[Pymilter] Possible to use a milter for reverse SRS?

Stuart D. Gathman stuart at gathman.org
Fri Jan 25 10:49:33 EST 2019


On Fri, 25 Jan 2019, Melanie Dymond Harper wrote:

> I'm in the process of testing an SRS setup -- we need to be able to
> forward email for some customers from domains managed here to their own
> email accounts. We have srsmilter working the way it ought to for
> outbound mail, so far so good; is it possible to configure it to handle
> returned (bounced) mail to SRS-encoded addresses as well? The

Oh my.  That was a very misleading thing for me to do.  srsmilter.py is 
a proof of concept for using the (at the time) new chgfrom milter API.
Notice that it can't handle multiple recicients well due to the 
nature of the environment chgfrom is called from.

The SRS I use in production uses pysrs.py (a socket map) in conjunction
with the pysrs.m4 feature for sendmail.cf for outgoing mail.

Incoming SRS is handled off stage, in my case by the milter package.
It is really rather mean of me.  srsmilter, even if chgfrom doesn't
handle multiple recipients well, should at least provide a basic
implementation of incoming SRS!

So, the thing to do is extract the basics from bms.py in the milter
package, and add them to srsmilter.py.  Invoking chgfrom should be 
configurable, as it is limited, so that pysrs.py can be used instead
for outgoing SRS with sendmail.  And srsmilter would then provide
simple processing of SRS bounces for either case.

Note that pysrs.m4 also handles reverse by simply unwrapping SRS
bounces.  Invalid SRS bounces are then rejected as 'unknown user'.

Handling SRS bounces in a milter simply lets you do more accurate
errors, e.g. bms.py responds to an invalid SRS bounce like this:

             if not (self.internal_connection or self.trusted_relay):
               if srsre.match(oldaddr):
                 self.log("REJECT: srs spoofed:",oldaddr)
                 self.setreply('550','5.7.1','Invalid SRS signature')
                 return Milter.REJECT

Which is more informative than "unknown user".

So, outgoing SRS can be handled via CF and a socket map in pysrs.py,
or via chgfrom milter API in srsmilter.py.

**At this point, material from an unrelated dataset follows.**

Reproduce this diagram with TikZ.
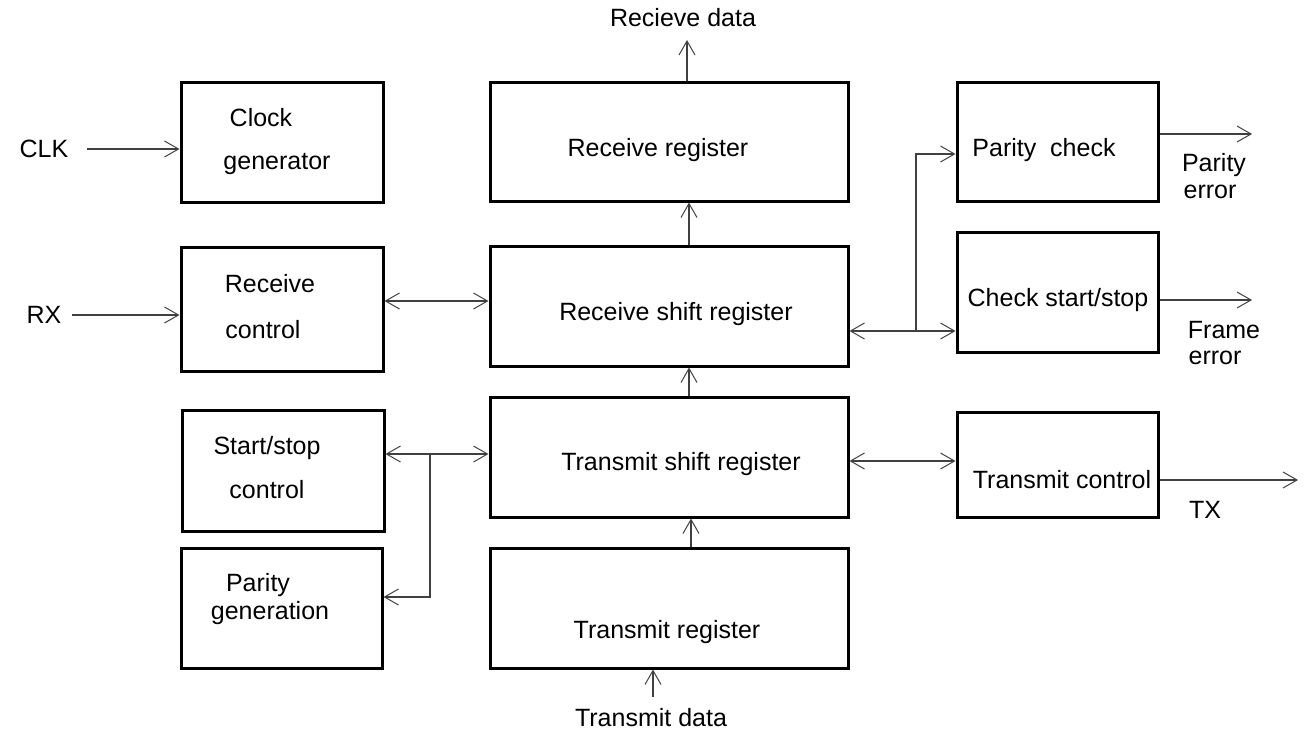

Incoming SRS can be handle via CF and a socket map in pysrs.py with
an "invalid user" response. Or, in the future - I think I can get 
something to test by Jan 29 - by srsmilter.py issuing an SRS specific
rejection.  It is only a few lines - they just need to be the right
lines.

In bms.py, I made srs_reject_spoofed a config boolean, thinking that 
I might want to give deliberately ambiguous errors to spammers.  But 
it has turned out that spammers don't really do anything with that kind
of response, and being helpful to mail admins is more important.

-- 
 	      Stuart D. Gathman <stuart at gathman.org>
"Confutatis maledictis, flamis acribus addictis" - background song for
a Microsoft sponsored "Where do you want to go from here?" commercial.